● WHAT THE EXERCISE ASKS: Reproduce the listing exactly and skip over any pictures.

○ ○ ○ ○ ○

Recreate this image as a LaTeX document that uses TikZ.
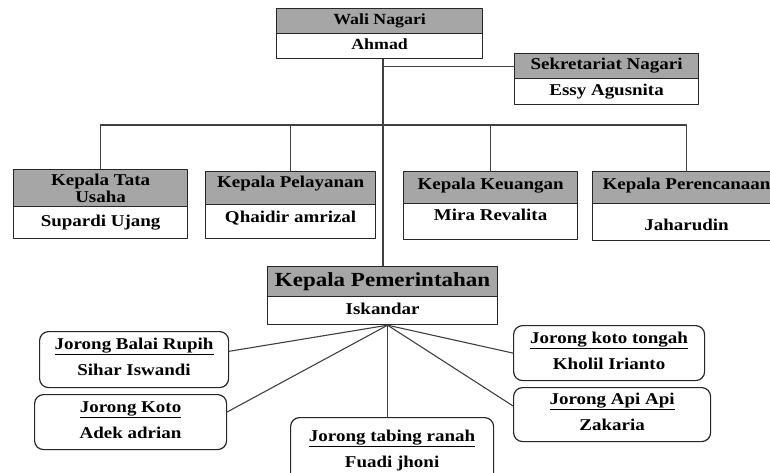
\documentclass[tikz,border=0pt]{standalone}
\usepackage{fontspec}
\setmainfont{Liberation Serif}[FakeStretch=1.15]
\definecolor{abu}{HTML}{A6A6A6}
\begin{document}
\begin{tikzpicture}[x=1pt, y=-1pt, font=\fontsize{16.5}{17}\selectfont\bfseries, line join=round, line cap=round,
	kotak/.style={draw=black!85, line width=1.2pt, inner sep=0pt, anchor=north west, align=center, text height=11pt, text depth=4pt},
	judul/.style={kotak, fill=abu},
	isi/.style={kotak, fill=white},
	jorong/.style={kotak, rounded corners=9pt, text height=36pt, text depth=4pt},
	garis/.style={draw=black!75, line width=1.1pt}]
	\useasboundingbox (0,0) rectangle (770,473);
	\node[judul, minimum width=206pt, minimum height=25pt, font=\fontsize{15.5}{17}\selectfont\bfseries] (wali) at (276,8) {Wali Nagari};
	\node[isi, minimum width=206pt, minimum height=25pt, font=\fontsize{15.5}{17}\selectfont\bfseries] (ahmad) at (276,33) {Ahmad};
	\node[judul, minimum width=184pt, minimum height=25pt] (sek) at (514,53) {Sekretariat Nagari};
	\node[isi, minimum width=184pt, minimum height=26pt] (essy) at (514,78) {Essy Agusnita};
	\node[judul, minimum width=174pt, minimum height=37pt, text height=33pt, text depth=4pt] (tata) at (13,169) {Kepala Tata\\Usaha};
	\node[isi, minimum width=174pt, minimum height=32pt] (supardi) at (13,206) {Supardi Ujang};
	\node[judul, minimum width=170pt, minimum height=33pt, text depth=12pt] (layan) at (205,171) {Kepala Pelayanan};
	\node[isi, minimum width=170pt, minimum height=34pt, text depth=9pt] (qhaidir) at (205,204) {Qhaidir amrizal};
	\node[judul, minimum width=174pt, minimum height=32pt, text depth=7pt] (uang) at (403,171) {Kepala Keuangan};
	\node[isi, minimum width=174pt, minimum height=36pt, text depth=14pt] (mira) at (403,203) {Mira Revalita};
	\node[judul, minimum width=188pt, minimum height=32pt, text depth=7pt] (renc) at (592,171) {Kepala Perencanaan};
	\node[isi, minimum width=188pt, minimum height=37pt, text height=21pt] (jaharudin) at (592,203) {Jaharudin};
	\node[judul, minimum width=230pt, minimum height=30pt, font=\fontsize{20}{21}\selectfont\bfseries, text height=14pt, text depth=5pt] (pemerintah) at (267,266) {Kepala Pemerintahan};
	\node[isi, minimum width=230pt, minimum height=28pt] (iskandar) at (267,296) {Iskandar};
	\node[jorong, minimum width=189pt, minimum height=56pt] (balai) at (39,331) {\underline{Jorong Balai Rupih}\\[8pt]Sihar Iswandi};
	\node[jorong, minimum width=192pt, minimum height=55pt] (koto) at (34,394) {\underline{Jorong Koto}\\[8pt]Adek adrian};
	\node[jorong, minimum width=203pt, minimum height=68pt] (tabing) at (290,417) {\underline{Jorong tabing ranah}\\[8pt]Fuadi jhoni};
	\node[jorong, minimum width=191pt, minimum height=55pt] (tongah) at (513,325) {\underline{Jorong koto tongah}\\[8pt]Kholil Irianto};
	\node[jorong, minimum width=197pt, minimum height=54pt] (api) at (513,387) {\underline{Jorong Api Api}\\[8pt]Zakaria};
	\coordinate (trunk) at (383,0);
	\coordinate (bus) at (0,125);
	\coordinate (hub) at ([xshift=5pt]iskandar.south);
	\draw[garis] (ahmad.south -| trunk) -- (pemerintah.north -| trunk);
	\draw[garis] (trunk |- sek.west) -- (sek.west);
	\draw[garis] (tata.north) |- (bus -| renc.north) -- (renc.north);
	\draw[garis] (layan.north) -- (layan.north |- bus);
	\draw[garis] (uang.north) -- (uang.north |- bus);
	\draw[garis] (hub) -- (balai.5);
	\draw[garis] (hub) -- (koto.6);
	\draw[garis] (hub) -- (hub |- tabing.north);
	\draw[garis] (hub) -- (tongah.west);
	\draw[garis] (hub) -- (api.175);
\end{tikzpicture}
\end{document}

○ ○ ○ ○ ○

● FINAL RESULT:
Recreate this image as a LaTeX document that uses TikZ.
\documentclass[tikz,border=0pt]{standalone}
\usepackage{fontspec}
\setmainfont{Liberation Serif}[FakeStretch=1.15]
\definecolor{abu}{HTML}{A6A6A6}
\begin{document}
\begin{tikzpicture}[x=1pt, y=-1pt, font=\fontsize{16.5}{17}\selectfont\bfseries, line join=round, line cap=round,
	kotak/.style={draw=black!85, line width=1.2pt, inner sep=0pt, anchor=north west, align=center, text height=11pt, text depth=4pt},
	judul/.style={kotak, fill=abu},
	isi/.style={kotak, fill=white},
	jorong/.style={kotak, rounded corners=9pt, text height=36pt, text depth=4pt},
	garis/.style={draw=black!75, line width=1.1pt}]
	\useasboundingbox (0,0) rectangle (770,473);
	\node[judul, minimum width=206pt, minimum height=25pt, font=\fontsize{15.5}{17}\selectfont\bfseries] (wali) at (276,8) {Wali Nagari};
	\node[isi, minimum width=206pt, minimum height=25pt, font=\fontsize{15.5}{17}\selectfont\bfseries] (ahmad) at (276,33) {Ahmad};
	\node[judul, minimum width=184pt, minimum height=25pt] (sek) at (514,53) {Sekretariat Nagari};
	\node[isi, minimum width=184pt, minimum height=26pt] (essy) at (514,78) {Essy Agusnita};
	\node[judul, minimum width=174pt, minimum height=37pt, text height=33pt, text depth=4pt] (tata) at (13,169) {Kepala Tata\\Usaha};
	\node[isi, minimum width=174pt, minimum height=32pt] (supardi) at (13,206) {Supardi Ujang};
	\node[judul, minimum width=170pt, minimum height=33pt, text depth=12pt] (layan) at (205,171) {Kepala Pelayanan};
	\node[isi, minimum width=170pt, minimum height=34pt, text depth=9pt] (qhaidir) at (205,204) {Qhaidir amrizal};
	\node[judul, minimum width=174pt, minimum height=32pt, text depth=7pt] (uang) at (403,171) {Kepala Keuangan};
	\node[isi, minimum width=174pt, minimum height=36pt, text depth=14pt] (mira) at (403,203) {Mira Revalita};
	\node[judul, minimum width=188pt, minimum height=32pt, text depth=7pt] (renc) at (592,171) {Kepala Perencanaan};
	\node[isi, minimum width=188pt, minimum height=37pt, text height=21pt] (jaharudin) at (592,203) {Jaharudin};
	\node[judul, minimum width=230pt, minimum height=30pt, font=\fontsize{20}{21}\selectfont\bfseries, text height=14pt, text depth=5pt] (pemerintah) at (267,266) {Kepala Pemerintahan};
	\node[isi, minimum width=230pt, minimum height=28pt] (iskandar) at (267,296) {Iskandar};
	\node[jorong, minimum width=189pt, minimum height=56pt] (balai) at (39,331) {\underline{Jorong Balai Rupih}\\[8pt]Sihar Iswandi};
	\node[jorong, minimum width=192pt, minimum height=55pt] (koto) at (34,394) {\underline{Jorong Koto}\\[8pt]Adek adrian};
	\node[jorong, minimum width=203pt, minimum height=68pt] (tabing) at (290,417) {\underline{Jorong tabing ranah}\\[8pt]Fuadi jhoni};
	\node[jorong, minimum width=191pt, minimum height=55pt] (tongah) at (513,325) {\underline{Jorong koto tongah}\\[8pt]Kholil Irianto};
	\node[jorong, minimum width=197pt, minimum height=54pt] (api) at (513,387) {\underline{Jorong Api Api}\\[8pt]Zakaria};
	\coordinate (trunk) at (383,0);
	\coordinate (bus) at (0,125);
	\coordinate (hub) at ([xshift=5pt]iskandar.south);
	\draw[garis] (ahmad.south -| trunk) -- (pemerintah.north -| trunk);
	\draw[garis] (trunk |- sek.west) -- (sek.west);
	\draw[garis] (tata.north) |- (bus -| renc.north) -- (renc.north);
	\draw[garis] (layan.north) -- (layan.north |- bus);
	\draw[garis] (uang.north) -- (uang.north |- bus);
	\draw[garis] (hub) -- (balai.5);
	\draw[garis] (hub) -- (koto.6);
	\draw[garis] (hub) -- (hub |- tabing.north);
	\draw[garis] (hub) -- (tongah.west);
	\draw[garis] (hub) -- (api.175);
\end{tikzpicture}
\end{document}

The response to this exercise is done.